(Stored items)
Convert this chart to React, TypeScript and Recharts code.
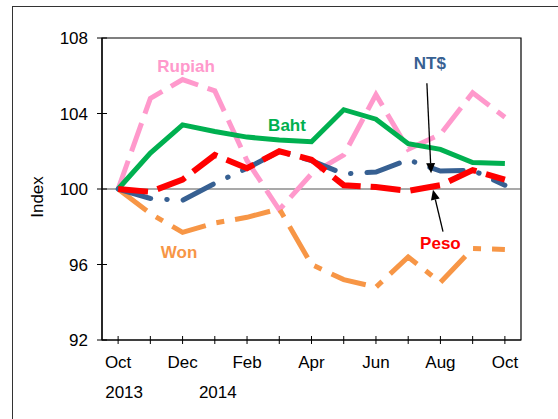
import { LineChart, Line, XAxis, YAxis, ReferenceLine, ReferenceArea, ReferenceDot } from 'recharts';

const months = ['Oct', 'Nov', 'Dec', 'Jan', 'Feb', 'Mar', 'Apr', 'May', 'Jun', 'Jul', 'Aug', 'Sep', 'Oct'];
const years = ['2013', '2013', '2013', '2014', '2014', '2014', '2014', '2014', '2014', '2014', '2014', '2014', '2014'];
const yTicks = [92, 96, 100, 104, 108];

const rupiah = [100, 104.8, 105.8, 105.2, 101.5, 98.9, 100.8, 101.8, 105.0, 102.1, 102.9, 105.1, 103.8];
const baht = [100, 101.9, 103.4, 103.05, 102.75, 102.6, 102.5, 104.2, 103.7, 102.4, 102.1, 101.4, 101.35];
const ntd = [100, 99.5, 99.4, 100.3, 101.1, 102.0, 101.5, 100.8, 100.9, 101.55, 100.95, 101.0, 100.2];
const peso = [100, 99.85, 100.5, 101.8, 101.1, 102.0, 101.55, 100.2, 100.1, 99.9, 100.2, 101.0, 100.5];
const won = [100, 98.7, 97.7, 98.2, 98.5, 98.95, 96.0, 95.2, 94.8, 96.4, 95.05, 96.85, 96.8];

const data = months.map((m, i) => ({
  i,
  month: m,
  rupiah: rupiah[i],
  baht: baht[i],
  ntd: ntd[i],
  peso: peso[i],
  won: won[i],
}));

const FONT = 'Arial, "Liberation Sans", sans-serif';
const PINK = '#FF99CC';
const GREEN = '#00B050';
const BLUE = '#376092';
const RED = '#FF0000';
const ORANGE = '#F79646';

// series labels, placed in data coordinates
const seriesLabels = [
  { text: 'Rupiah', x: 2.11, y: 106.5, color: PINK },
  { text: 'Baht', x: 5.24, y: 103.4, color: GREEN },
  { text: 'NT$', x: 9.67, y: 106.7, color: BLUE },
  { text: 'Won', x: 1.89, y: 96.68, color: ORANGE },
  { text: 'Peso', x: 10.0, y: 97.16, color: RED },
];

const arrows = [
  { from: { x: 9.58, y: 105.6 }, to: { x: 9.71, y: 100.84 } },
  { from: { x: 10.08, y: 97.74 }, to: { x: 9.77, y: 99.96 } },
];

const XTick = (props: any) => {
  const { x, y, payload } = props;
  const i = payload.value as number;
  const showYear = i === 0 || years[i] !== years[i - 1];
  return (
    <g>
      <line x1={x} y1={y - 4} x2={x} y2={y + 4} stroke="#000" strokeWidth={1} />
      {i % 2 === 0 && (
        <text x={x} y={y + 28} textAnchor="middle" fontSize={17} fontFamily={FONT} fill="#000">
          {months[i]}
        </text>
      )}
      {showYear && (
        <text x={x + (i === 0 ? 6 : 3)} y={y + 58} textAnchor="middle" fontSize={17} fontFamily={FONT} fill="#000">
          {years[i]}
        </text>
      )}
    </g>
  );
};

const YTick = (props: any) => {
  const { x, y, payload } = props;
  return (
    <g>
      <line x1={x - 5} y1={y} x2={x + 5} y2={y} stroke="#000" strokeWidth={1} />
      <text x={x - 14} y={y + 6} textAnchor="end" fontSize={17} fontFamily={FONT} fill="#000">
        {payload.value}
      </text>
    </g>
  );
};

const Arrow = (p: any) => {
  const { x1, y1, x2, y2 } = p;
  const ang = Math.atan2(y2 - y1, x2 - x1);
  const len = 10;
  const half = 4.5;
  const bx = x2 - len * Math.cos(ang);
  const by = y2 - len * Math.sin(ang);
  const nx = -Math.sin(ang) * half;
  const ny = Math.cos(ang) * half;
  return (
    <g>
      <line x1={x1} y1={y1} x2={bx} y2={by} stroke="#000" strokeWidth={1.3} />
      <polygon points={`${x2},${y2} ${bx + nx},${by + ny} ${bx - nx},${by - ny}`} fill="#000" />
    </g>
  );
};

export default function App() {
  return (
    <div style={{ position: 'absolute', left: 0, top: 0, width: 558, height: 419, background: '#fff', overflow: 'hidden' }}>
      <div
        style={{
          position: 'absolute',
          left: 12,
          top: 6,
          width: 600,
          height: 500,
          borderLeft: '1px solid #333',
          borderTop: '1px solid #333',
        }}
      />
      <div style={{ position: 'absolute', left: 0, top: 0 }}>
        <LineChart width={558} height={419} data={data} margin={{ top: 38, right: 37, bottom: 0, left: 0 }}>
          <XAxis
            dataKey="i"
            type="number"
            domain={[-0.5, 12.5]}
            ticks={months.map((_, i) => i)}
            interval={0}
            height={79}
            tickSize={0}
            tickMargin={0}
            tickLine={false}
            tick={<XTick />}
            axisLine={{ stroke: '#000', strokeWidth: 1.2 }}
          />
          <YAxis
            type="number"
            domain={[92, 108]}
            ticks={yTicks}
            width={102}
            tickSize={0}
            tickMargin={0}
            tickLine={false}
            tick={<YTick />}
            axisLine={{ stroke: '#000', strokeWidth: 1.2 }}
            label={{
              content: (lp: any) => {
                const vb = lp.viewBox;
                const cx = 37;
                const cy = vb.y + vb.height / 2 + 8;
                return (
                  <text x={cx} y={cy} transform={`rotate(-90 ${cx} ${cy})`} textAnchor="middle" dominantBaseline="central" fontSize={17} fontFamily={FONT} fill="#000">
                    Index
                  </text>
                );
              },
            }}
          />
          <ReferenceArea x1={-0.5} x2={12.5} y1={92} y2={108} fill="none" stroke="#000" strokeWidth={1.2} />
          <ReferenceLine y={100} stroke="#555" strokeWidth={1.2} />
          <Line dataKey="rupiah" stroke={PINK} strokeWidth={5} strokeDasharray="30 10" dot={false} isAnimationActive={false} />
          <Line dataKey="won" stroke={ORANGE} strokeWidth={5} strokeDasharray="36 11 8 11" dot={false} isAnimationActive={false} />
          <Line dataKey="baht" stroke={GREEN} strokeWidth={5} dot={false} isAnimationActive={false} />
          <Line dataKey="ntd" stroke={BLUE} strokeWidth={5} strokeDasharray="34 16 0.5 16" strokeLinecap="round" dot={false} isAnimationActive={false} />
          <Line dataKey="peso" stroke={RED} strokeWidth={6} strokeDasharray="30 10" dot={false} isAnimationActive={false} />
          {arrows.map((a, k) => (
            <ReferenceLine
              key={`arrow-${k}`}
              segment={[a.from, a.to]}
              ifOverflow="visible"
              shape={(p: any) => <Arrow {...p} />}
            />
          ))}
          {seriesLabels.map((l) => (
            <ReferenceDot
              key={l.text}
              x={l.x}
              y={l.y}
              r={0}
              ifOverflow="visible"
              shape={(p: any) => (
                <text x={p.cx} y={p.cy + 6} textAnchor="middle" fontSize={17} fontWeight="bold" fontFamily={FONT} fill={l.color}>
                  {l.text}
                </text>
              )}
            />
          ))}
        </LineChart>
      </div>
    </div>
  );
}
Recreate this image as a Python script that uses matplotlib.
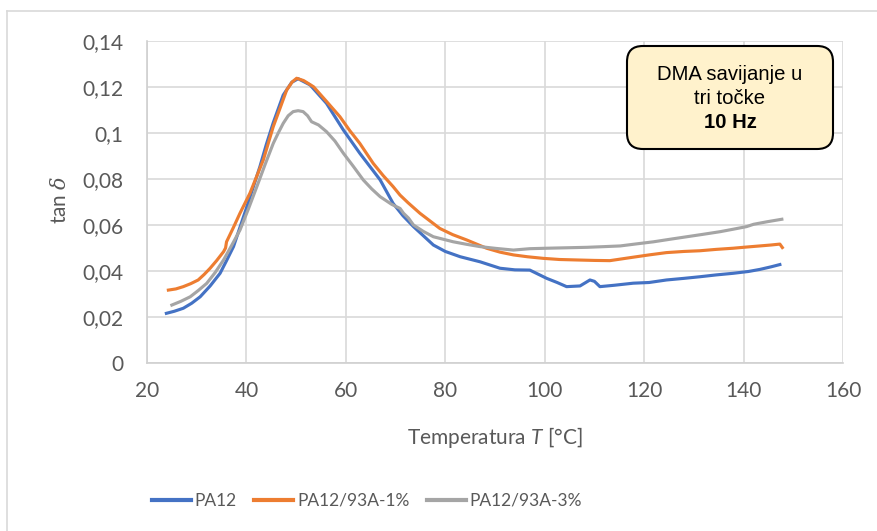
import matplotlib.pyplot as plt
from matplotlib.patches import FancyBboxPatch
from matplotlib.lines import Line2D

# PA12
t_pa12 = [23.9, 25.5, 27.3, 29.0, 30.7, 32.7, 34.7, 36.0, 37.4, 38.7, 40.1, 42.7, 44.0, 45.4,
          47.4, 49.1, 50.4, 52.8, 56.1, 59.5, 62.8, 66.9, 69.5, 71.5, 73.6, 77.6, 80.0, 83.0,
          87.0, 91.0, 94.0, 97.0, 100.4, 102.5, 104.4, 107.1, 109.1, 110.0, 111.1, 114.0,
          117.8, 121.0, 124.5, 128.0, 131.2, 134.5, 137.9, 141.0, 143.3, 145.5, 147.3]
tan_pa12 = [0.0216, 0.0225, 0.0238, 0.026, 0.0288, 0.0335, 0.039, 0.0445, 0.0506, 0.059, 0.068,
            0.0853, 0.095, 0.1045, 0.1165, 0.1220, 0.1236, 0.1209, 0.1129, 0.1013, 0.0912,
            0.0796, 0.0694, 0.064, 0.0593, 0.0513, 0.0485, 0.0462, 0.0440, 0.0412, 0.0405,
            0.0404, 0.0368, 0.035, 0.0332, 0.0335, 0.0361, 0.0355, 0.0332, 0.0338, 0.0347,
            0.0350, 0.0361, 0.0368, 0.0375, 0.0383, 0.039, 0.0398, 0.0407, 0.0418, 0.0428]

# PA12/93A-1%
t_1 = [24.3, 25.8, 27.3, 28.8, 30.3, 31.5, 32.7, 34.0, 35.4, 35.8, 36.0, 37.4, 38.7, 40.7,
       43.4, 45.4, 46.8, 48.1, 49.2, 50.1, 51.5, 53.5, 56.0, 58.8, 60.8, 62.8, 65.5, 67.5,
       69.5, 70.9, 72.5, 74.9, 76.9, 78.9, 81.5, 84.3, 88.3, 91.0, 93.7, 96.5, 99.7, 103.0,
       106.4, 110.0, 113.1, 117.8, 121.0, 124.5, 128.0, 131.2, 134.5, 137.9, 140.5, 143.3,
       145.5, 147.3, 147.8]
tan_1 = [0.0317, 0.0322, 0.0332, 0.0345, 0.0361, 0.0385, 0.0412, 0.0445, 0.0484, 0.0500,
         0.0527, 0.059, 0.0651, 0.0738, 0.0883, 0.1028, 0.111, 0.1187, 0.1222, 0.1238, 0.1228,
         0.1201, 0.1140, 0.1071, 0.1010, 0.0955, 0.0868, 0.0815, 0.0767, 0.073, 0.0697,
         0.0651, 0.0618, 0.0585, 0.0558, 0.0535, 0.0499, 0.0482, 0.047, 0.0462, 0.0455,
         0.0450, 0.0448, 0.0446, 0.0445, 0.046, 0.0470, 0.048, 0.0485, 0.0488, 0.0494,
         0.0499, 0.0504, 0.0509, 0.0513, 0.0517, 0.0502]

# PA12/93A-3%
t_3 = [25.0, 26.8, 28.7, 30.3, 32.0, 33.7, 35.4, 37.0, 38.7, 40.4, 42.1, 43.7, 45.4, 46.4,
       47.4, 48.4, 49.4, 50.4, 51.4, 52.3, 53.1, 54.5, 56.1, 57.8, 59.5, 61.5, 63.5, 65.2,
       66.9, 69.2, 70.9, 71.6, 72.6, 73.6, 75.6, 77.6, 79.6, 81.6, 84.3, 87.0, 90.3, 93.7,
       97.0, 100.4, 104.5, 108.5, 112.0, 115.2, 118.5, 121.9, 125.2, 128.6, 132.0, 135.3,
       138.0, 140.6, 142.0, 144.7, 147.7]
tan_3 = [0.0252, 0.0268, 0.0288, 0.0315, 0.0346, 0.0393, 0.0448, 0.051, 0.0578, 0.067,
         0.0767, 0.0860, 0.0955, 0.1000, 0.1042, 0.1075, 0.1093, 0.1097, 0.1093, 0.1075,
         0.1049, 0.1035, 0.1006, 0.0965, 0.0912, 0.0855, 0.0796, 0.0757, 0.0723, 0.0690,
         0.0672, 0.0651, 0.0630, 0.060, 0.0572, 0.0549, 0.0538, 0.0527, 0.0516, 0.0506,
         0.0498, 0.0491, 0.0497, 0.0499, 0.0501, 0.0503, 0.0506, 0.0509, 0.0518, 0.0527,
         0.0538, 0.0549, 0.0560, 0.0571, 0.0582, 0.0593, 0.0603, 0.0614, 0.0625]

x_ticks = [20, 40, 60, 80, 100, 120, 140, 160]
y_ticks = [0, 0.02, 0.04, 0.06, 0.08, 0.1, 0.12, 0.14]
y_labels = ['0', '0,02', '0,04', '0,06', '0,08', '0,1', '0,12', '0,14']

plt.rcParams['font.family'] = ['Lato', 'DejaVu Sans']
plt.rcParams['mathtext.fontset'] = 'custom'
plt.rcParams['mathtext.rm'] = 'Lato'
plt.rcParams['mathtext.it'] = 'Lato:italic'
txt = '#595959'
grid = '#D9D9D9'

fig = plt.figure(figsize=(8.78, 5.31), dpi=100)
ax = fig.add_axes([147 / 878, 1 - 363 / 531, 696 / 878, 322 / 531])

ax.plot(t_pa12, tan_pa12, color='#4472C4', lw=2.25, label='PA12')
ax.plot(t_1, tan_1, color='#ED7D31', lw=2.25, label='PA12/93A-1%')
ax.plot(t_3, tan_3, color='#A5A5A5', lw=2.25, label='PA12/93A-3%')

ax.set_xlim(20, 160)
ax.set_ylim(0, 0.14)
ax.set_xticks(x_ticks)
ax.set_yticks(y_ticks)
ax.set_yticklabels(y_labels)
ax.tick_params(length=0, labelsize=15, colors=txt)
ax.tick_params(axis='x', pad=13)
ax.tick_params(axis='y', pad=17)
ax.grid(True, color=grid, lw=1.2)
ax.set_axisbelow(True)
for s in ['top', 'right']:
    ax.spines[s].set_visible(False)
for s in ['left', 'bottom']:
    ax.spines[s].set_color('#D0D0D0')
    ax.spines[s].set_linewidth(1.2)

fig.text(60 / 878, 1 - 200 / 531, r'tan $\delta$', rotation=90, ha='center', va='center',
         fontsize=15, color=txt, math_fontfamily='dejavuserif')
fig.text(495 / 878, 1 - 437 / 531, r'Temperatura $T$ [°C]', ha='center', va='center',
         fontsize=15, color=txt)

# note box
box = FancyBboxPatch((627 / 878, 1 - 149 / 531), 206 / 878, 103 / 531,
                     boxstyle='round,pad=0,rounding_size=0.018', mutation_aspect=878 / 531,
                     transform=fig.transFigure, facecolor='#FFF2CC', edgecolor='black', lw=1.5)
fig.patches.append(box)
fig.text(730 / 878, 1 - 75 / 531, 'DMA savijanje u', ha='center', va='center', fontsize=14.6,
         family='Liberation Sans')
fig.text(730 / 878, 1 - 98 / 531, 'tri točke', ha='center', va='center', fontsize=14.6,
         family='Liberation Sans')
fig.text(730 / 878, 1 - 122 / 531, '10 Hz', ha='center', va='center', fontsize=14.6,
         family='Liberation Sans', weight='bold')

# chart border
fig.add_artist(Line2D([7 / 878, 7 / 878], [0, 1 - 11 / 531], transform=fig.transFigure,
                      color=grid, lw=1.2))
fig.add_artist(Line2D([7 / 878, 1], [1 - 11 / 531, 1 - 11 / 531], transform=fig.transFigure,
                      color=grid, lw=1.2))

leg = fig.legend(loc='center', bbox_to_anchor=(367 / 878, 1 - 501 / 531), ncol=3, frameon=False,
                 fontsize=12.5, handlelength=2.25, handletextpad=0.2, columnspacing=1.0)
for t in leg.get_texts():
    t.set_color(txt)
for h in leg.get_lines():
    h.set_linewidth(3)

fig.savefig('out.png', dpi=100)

EXERCISE OBJECTIVE: Keep to the lines above from the line with "Recreate this image" to the line with "from matplotlib.lines import Line2D", and set down exactly those, inclusive, with nothing else and every picture left out.

SOLVED PROBLEM:
Recreate this image as a Python script that uses matplotlib.
import matplotlib.pyplot as plt
from matplotlib.patches import FancyBboxPatch
from matplotlib.lines import Line2D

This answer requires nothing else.